[A run of records]
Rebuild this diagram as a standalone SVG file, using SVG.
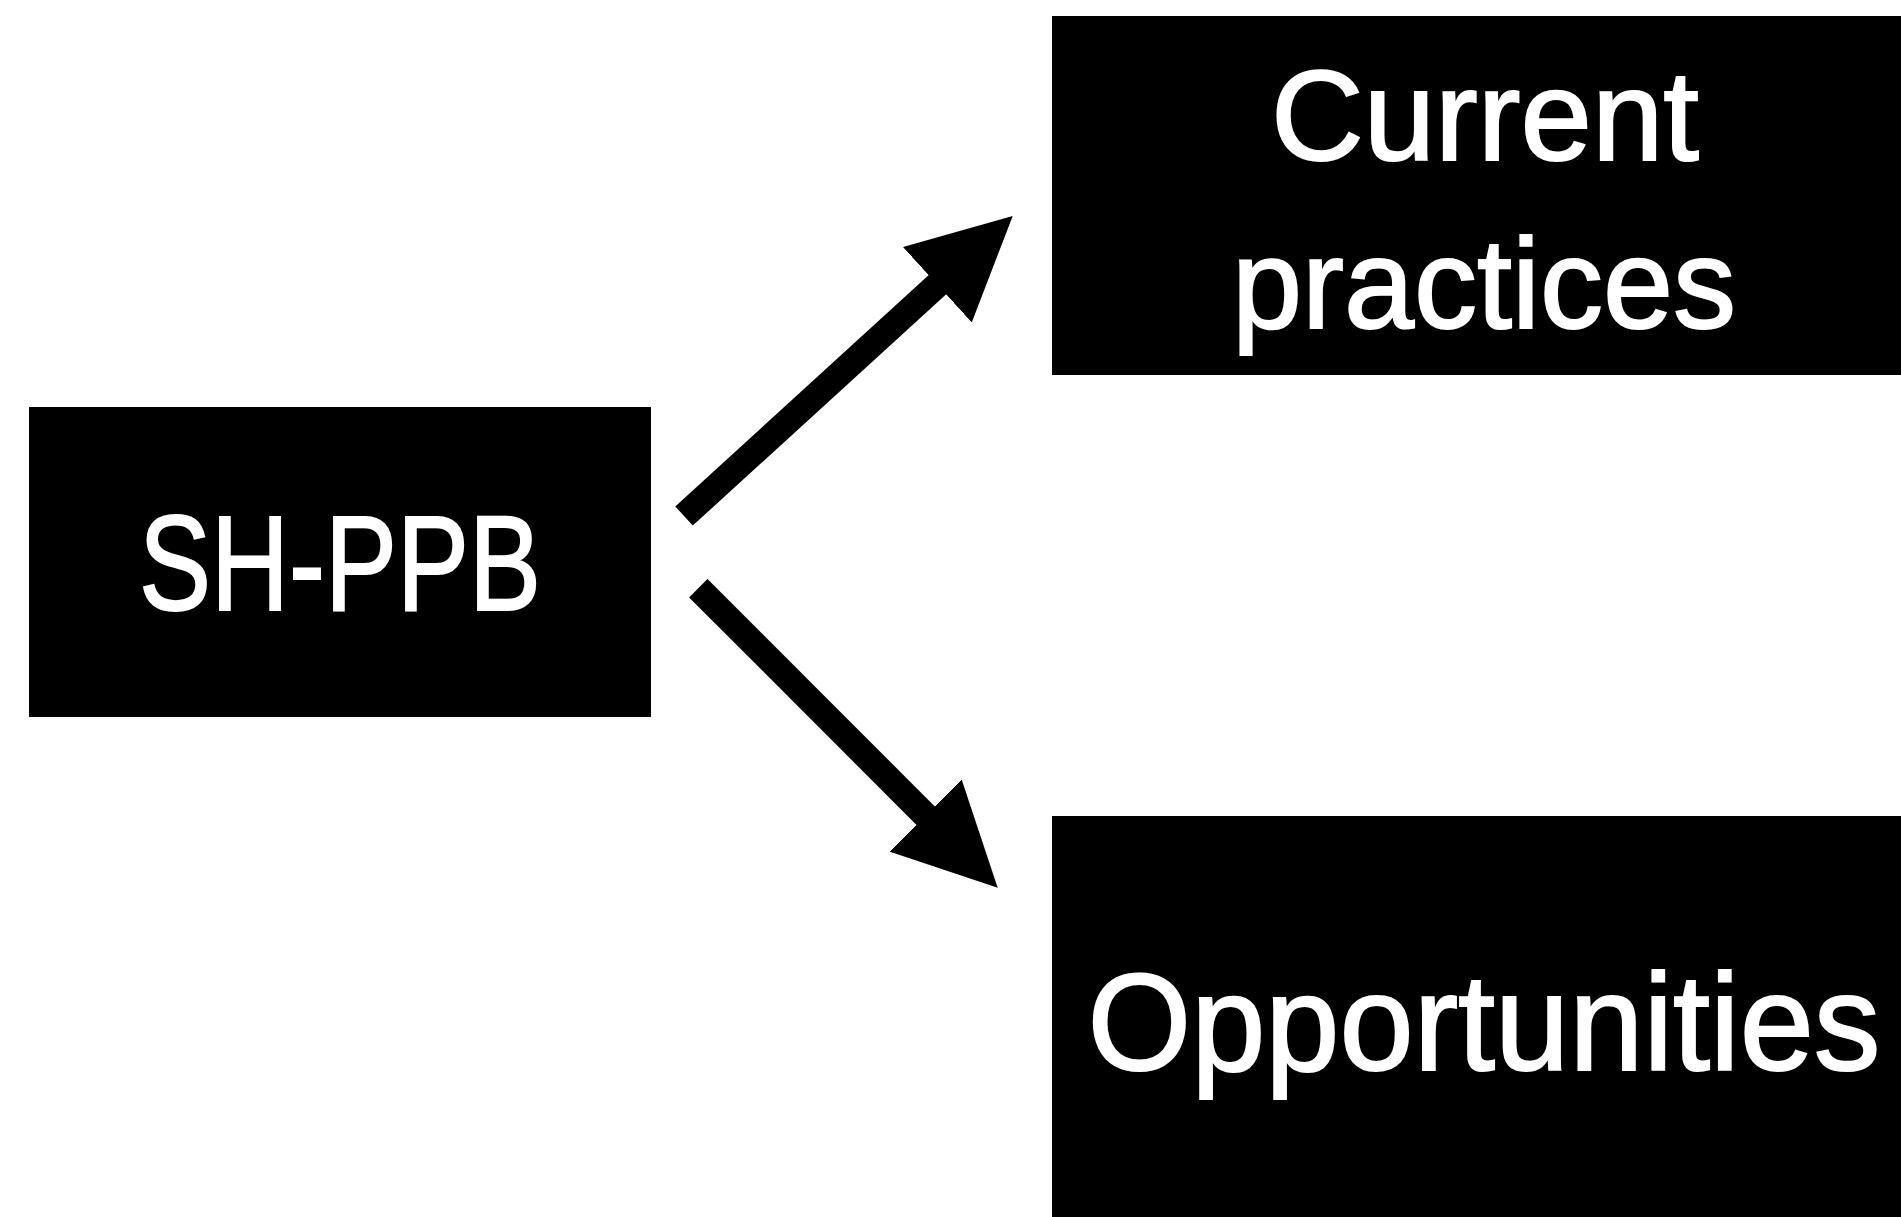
<svg xmlns="http://www.w3.org/2000/svg" width="1901" height="1217" viewBox="0 0 1901 1217">
<style>
.box{fill:#000}
.lbl{fill:#fff;stroke:#fff;stroke-width:2;font-family:"Liberation Sans",Arial,sans-serif;text-anchor:middle}
.conn{stroke:#000;stroke-width:26;fill:none;marker-end:url(#head)}
</style>
<defs>
<marker id="head" viewBox="0 0 102 102" markerWidth="102" markerHeight="102" markerUnits="userSpaceOnUse" refX="32" refY="51" orient="auto">
<path d="M0,0 L102,51 L0,102 z" fill="#000"/>
</marker>
</defs>
<rect width="1901" height="1217" fill="#fff"/>
<g id="connectors">
<line class="conn" x1="684" y1="516" x2="961" y2="263.2"/>
<line class="conn" x1="698.3" y1="588.2" x2="948.2" y2="838.2"/>
</g>
<g id="sh-ppb">
<rect class="box" x="29" y="407" width="622" height="310"/>
<text class="lbl" x="340" y="610" font-size="136" textLength="402" lengthAdjust="spacingAndGlyphs">SH-PPB</text>
</g>
<g id="current-practices">
<rect class="box" x="1052" y="16" width="860" height="359"/>
<text class="lbl" x="1485" y="160" font-size="128" textLength="428" lengthAdjust="spacingAndGlyphs">Current</text>
<text class="lbl" x="1484" y="328" font-size="128" textLength="504" lengthAdjust="spacingAndGlyphs">practices</text>
</g>
<g id="opportunities">
<rect class="box" x="1052" y="816" width="860" height="410"/>
<text class="lbl" x="1484" y="1070" font-size="137" textLength="793" lengthAdjust="spacingAndGlyphs">Opportunities</text>
</g>
</svg>
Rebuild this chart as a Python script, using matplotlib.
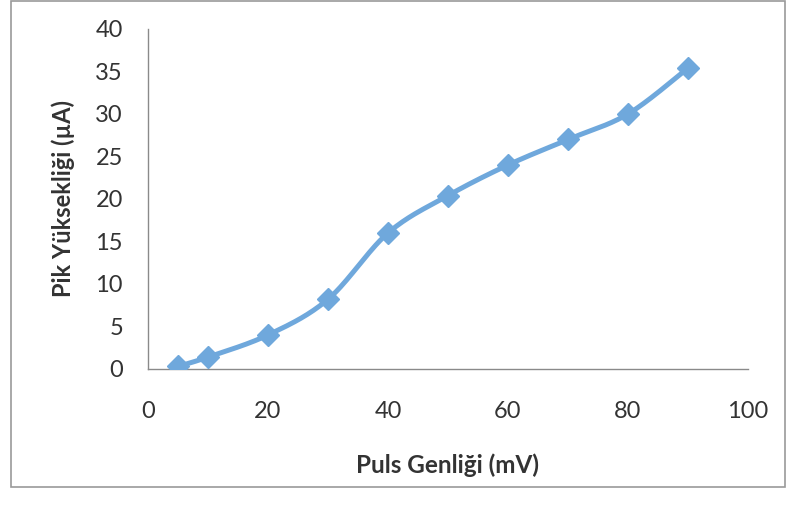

▶ _Set exercise_
Show the lines of the data that hold the word "using".

▶ _Answer to this task_
Rebuild this diagram as a standalone SVG file, using SVG.
Rebuild this chart as a Python script, using matplotlib.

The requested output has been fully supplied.